Non-Convex Phase Retrieval from STFT Measurements

TL;DR

This paper addresses the challenge of recovering signals from phaseless short-time Fourier transform measurements, proposing novel initialization and optimization methods that are robust and effective even with limited redundancy and noise.

Contribution

It introduces a new approach for phase retrieval from STFT measurements, including eigenvector-based initialization and two non-convex optimization algorithms, with theoretical guarantees and empirical validation.

Findings

Eigenvector initialization aids in accurate signal recovery.

Proposed algorithms converge even with low measurement redundancy.

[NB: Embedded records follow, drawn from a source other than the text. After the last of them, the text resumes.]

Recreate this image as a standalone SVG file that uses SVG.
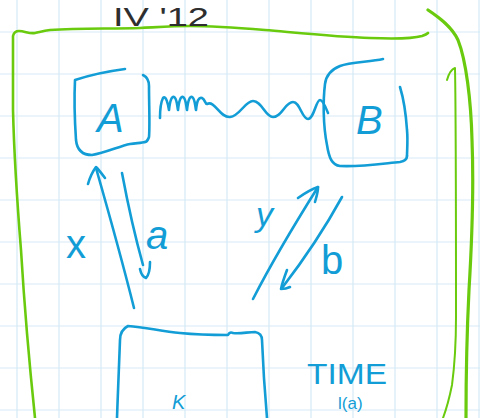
<svg xmlns="http://www.w3.org/2000/svg" width="480" height="418" viewBox="0 0 480 418">
<defs>
<style>
.grid line{stroke:#d6eaf6;stroke-width:1.2}
.green{fill:none;stroke:#6acb0e;stroke-linecap:round;stroke-linejoin:round}
.blue{fill:none;stroke:#129dd6;stroke-width:2.6;stroke-linecap:round;stroke-linejoin:round}
.hand{font-family:"Liberation Sans","DejaVu Sans",sans-serif;fill:#129dd6}
.ink{font-family:"Liberation Sans","DejaVu Sans",sans-serif;fill:#2e2e2e}
</style>
</defs>
<rect width="480" height="418" fill="#ffffff"/>
<g class="grid">
<line x1="17" y1="0" x2="17" y2="418"/><line x1="59" y1="0" x2="59" y2="418"/><line x1="101" y1="0" x2="101" y2="418"/><line x1="143" y1="0" x2="143" y2="418"/><line x1="185" y1="0" x2="185" y2="418"/><line x1="227" y1="0" x2="227" y2="418"/><line x1="269" y1="0" x2="269" y2="418"/><line x1="311" y1="0" x2="311" y2="418"/><line x1="353" y1="0" x2="353" y2="418"/><line x1="395" y1="0" x2="395" y2="418"/><line x1="437" y1="0" x2="437" y2="418"/><line x1="479" y1="0" x2="479" y2="418"/>
<line x1="0" y1="32" x2="480" y2="32"/><line x1="0" y1="74" x2="480" y2="74"/><line x1="0" y1="116" x2="480" y2="116"/><line x1="0" y1="158" x2="480" y2="158"/><line x1="0" y1="200" x2="480" y2="200"/><line x1="0" y1="242" x2="480" y2="242"/><line x1="0" y1="284" x2="480" y2="284"/><line x1="0" y1="326" x2="480" y2="326"/><line x1="0" y1="368" x2="480" y2="368"/><line x1="0" y1="410" x2="480" y2="410"/>
</g>
<g id="frame">
<path class="green" stroke-width="2.6" d="M35,418 C30,370 24,300 21,250 C17,200 14,150 13,110 C13,80 13,50 13,36 C14,32 16,31 19,31 C25,31 29,34 35,33 C40,32 43,31 50,30 C80,28 110,29 140,28 C160,27 175,26 190,26 C215,26 240,28 265,30 C300,33 340,37 370,38 C395,39 415,38 422,36 C425,35 427,34 428,33"/>
<path class="green" stroke-width="3.2" d="M428,10 C440,18 452,27 458,40 C466,60 471,100 472,140 C474,190 472,240 469,290 C467,330 466,370 466,418"/>
<path class="green" stroke-width="2" d="M447,80 C449,73 452,69 455,68 C456,120 456,250 456,317 C456,350 454,370 452,385 C449,400 446,410 443,418"/>
</g>
<g id="title">
<text class="ink" x="113" y="26" font-size="25" textLength="96" lengthAdjust="spacingAndGlyphs">IV '12</text>
</g>
<g id="nodeA">
<path class="blue" d="M125,69 C110,71 90,75 75,80 C74,100 75,125 76,140 C77,150 82,155 92,155 C105,153 120,146 130,144 C137,143 142,143 145,142"/>
<path class="blue" d="M143,75 C147,77 149,80 149,86 C149,105 150,125 149,137 C148,140 146,142 145,142"/>
<text class="hand" x="97" y="132" font-size="40" font-style="italic">A</text>
</g>
<g id="nodeB">
<path class="blue" d="M383,59 C370,62 350,62 340,66 C330,70 326,76 325,84 C323,100 323,125 327,145 C329,158 332,165 340,166 C360,167 380,164 400,162 C405,161 407,159 407,156"/>
<path class="blue" d="M400,87 C404,100 406,115 407,130 C408,140 407,150 407,156"/>
<text class="hand" x="356" y="134" font-size="40" font-style="italic">B</text>
</g>
<g id="nodeK">
<path class="blue" d="M117,418 C118,390 119,360 120,340 C120,334 122,329 128,326 C145,327 160,331 180,333 C200,335 215,335 228,335 C229,333 231,332 233,333 C240,334 248,332 255,332 C260,333 262,336 262,340 C263,365 265,395 267,418"/>
<text class="hand" x="172" y="409" font-size="20" font-style="italic">K</text>
</g>
<g id="connectors">
<path class="blue" d="M160,118 C160,110 161,102 163,98 C166,95 168,104 169,110 C170,100 172,96 174,97 C177,98 177,106 178,110 C179,100 181,96 183,97 C186,98 186,106 187,110 C188,100 190,96 192,97 C195,98 195,106 196,110 C197,100 199,97 202,98 C205,99 205,104 207,104 C215,100 220,118 230,117 C240,116 245,101 253,101 C262,101 265,117 273,117 C282,117 285,102 293,102 C300,102 302,119 308,119 C314,119 316,100 320,100 C323,100 326,108 328,113"/>
<path class="blue" d="M134,308 C122,260 108,210 96,168"/>
<path class="blue" d="M88,184 C90,177 93,171 96,167 C99,170 102,174 105,178"/>
<path class="blue" d="M122,173 C128,205 136,240 143,265"/>
<path class="blue" d="M140,269 C141,274 143,277 146,278 C149,275 150,268 150,262"/>
<path class="blue" d="M253,299 C272,262 296,222 318,187"/>
<path class="blue" d="M298,198 C305,193 312,189 318,187 C318,193 316,198 315,202"/>
<path class="blue" d="M342,197 C325,228 302,262 282,288"/>
<path class="blue" d="M287,270 C284,278 282,284 281,289 C284,289 288,288 290,287"/>
</g>
<g id="labels">
<text class="hand" x="66" y="258" font-size="40">x</text>
<text class="hand" x="146" y="249" font-size="40" font-style="italic">a</text>
<text class="hand" x="256" y="226" font-size="34" font-style="italic">y</text>
<text class="hand" x="321" y="274" font-size="40">b</text>
<text class="hand" x="307" y="384" font-size="30" textLength="80" lengthAdjust="spacingAndGlyphs">TIME</text>
<text class="hand" x="338" y="409" font-size="17">l(a)</text>
</g>
</svg>
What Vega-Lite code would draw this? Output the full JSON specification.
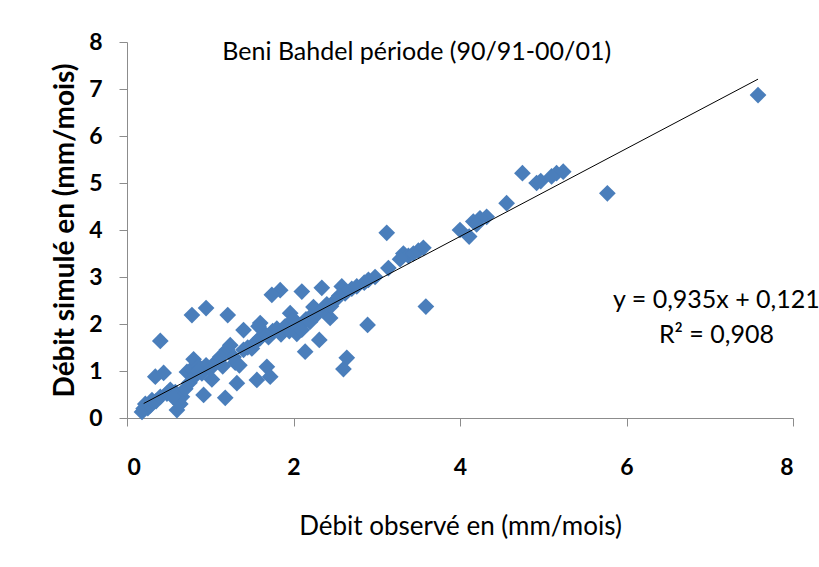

Methods demonstrate robustness to noise in experiments.

Abstract

The problem of recovering a one-dimensional signal from its Fourier transform magnitude, called Fourier phase retrieval, is ill-posed in most cases. We consider the closely-related problem of recovering a signal from its phaseless short-time Fourier transform (STFT) measurements. This problem arises naturally in several applications, such as ultra-short laser pulse characterization and ptychography. The redundancy offered by the STFT enables unique recovery under mild conditions. We show that in some cases the unique solution can be obtained by the principal eigenvector of a matrix, constructed as the solution of a simple least-squares problem. When these conditions are not met, we suggest using the principal eigenvector of this matrix to initialize non-convex local optimization algorithms and propose two such methods. The first is based on minimizing the empirical risk loss function, while the second maximizes a quadratic function on the manifold of phases. We prove that under appropriate conditions, the proposed initialization is close to the underlying signal. We then analyze the geometry of the empirical risk loss function and show numerically that both gradient algorithms converge to the underlying signal even with small redundancy in the measurements. In addition, the algorithms are robust to noise.